Lucara Seeks TSX Hardship Exemption for C$165m Dilutive Financing

Lucara Seeks TSX Hardship Exemption for C$165m Dilutive Financing

Lucara Applies for TSX Hardship Exemption to Complete C$165m Private Placement for Karowe UGP

Diamond producer Lucara Diamond Corp has applied to the Toronto Stock Exchange (TSX) for a financial hardship exemption that would allow it to complete a highly dilutive C$165-million private placement without shareholder approval, citing severe liquidity constraints and the risk of disruption to its Karowe Underground Project (UGP) in Botswana.

The application relates to Lucara’s previously announced non-brokered equity private placement, under which the company plans to issue more than one billion new common shares at a price of C$0.16 a share, for gross proceeds of C$165 million.

The issue price represents a discount of approximately 23.57% to the five-day volume-weighted average price (VWAP) ending January 9, and about 22.43% to the five-day VWAP ending January 14, the latter coinciding with the announcement of an upsized transaction.

Lucara said the proceeds are intended to address an immediate liquidity shortfall and enable the company to continue advancing the UGP while it seeks longer-term project financing.

Funds will support shaft equipping, conveyance commissioning, lateral development, extraction and drill horizon development, as well as general working capital and corporate purposes.

The company expects the placement to close in late January, subject to final documentation and regulatory approvals.

Absent the hardship exemption, the transaction would require approval from a majority of disinterested shareholders, as it breaches multiple TSX thresholds related to dilution and insider participation.

Trusts settled by the late Adolf H Lundin, known as the Lundin Family Trusts, are participating in the financing. Nemesia, an entity controlled by the trusts and Lucara’s largest shareholder, is considered both an insider and a related party under TSX rules.

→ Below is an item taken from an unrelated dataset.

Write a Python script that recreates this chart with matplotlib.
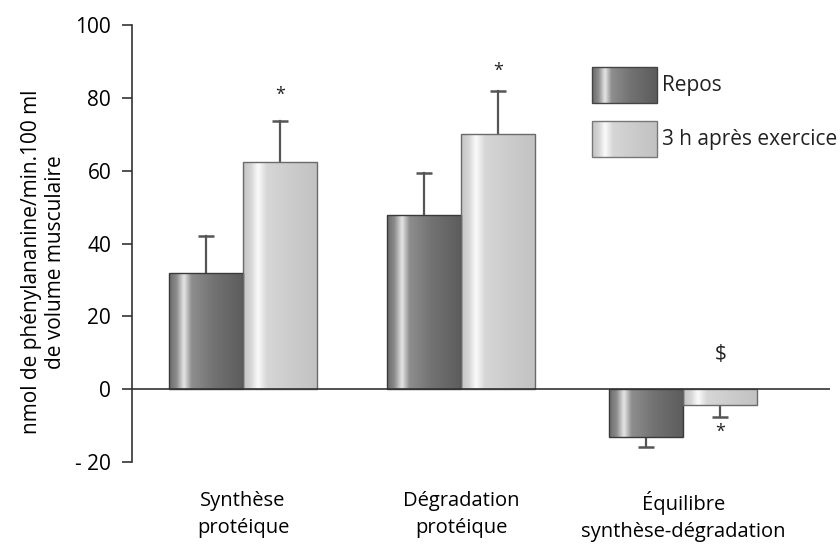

The Lundin Family Trusts are subscribing for more than C$54 million, equivalent to about 56.45% of Lucara’s current market capitalisation, exceeding the TSX threshold that typically triggers shareholder approval for insider participation.

In total, the placement would result in the issuance of shares equal to approximately 225.51% of Lucara’s currently issued and outstanding shares, with insider participation alone exceeding 10% of the existing share count within a six-month period.

Following completion, the Lundin Family Trusts would hold more than 458 million shares, representing about 30.8% of Lucara’s issued share capital on a post-closing basis. The company said the transaction would not create a new control person.

Lucara said it applied for the hardship exemption on the basis that it is in serious financial difficulty and that the private placement represents the only viable financing option available within the required timeframe.

The board has established a special committee of independent directors to assess the company’s financial position and review the exemption request.

The committee unanimously recommended proceeding with the transaction, and the board agreed that Lucara is in serious financial difficulty and that the financing is reasonable under the circumstances.

The company attributed its financial challenges to rising funding requirements and limited access to capital as development of the UGP advances.

On August 8 last year, Lucara initiated a review of the project’s ore extraction methodology, costs and schedule to better understand geomechanical conditions and potential caving scenarios.

The review was completed without disrupting development, and on January 5, the company released an updated feasibility study estimating total UGP costs at $779.2 million.

Lucara said it has historically funded the UGP through cash flow from open-pit operations at the Karowe mine and debt facilities.

To maintain development momentum, it fully drew its project finance facilities and relied on shareholder guarantees.

By December 31, 2025, Lucara had fully drawn a $190-million project facility, a $30-million working capital facility, and a $28-million shareholder standby undertaking.

The company said declining cash flow from processing lower-grade stockpiles, combined with fully drawn facilities and exhausted guarantees, has left it unable to fund ongoing development.

It also disclosed breaches of several covenants under its project facility, resulting in events of default that were waived by lenders on December 30, 2025.

Lucara warned that insufficient liquidity could lead to further defaults and raise going-concern risks.

As a result of the hardship exemption application, Lucara’s shares will be placed under TSX delisting review, which the company noted is standard procedure.

There is no assurance the exemption will be granted or that the shares will remain listed on the TSX, and Lucara said it may need to pursue an alternative listing on the TSX Venture Exchange.

“Lucara’s board and management remain fully committed to protecting long-term shareholder value while advancing the Karowe UGP, one of the world’s most significant high-value diamond developments,” said president and CEO William Lamb.

“The application for the financial hardship exemption is a prudent and temporary step that provides added flexibility during this capital-intensive phase. Importantly, our asset quality, operating discipline and long-term value proposition remain unchanged as we work closely with stakeholders to position the company for sustainable cash flow generation and value creation.”